Ms Archer was the first government MP to agree to attend the march, and was "heartened" when others followed suit on the day. She stood with organisers and Labor leader Anthony Albanese during the event.
She made a speech to Parliament on Monday evening to reflect on the march, speeches and what needs to happen next.
"They want to see some movement on the dial of structural inequality, and, for that to happen, we need to listen," Ms Archer said.
"It's important to point out that, while our government has taken many positive steps, investing funds to address a variety of issues that fall under this banner of inequality, what we are talking about now and what we are talking about with these marches today is not about funding or about support as much as it is about driving cultural change.

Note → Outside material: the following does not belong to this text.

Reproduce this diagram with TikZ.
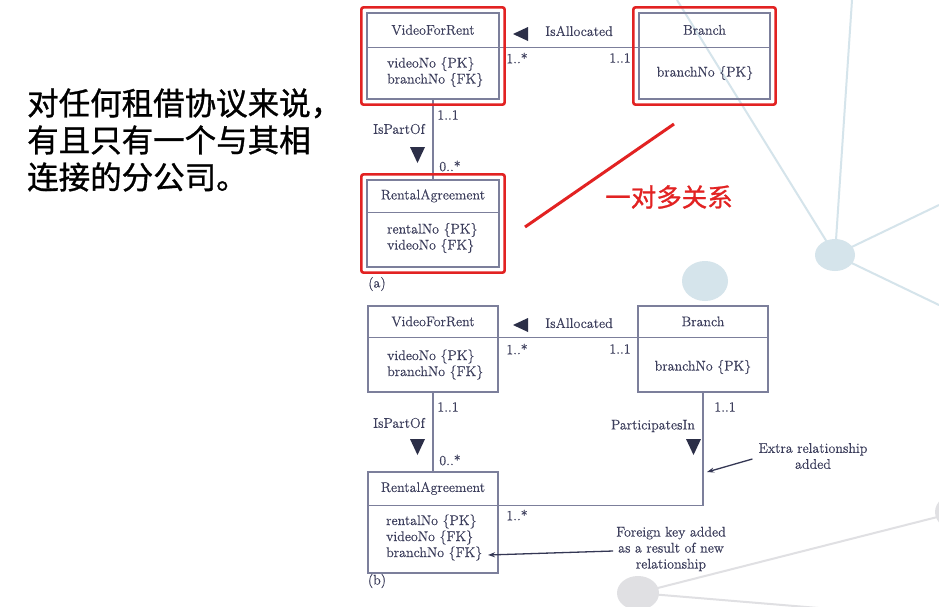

"We have to have those difficult conversations, and the time to have them is now. We need to lean in."
She ended her speech with a message to her three daughters, as well as all women and girls of Australia.
"I say this: stand up, make your voice heard and keep fighting for change. And to everyone else I say: if you want to see change, let her speak and listen to her voice," Ms Archer said.
Tasmanian Liberal senator Claire Chandler also attended, and said she wanted to "support women who feel their voices aren't being heard".
Prime Minister Scott Morrison drew criticism after he told Parliament that peaceful protests "are being met with bullets" in other countries, but Ms Archer did not respond when asked whether she had concerns about his response to the march.
Tasmanian Labor MPs attended the march, including Helen Polley, who was highly critical of Mr Morrison's comments.
She said the prime minister had to show greater leadership.
IN OTHER NEWS:
"Yesterday was an important moment. We can't fix a problem we don't discuss and this Morrison Government seems completely tone deaf by not acknowledging there is a problem," senator Polley said.
"Yesterday, the prime minister made a conscious decision to ignore their concerns.
"All Australians deserve is leadership and the prime minister has been failing this test for some time."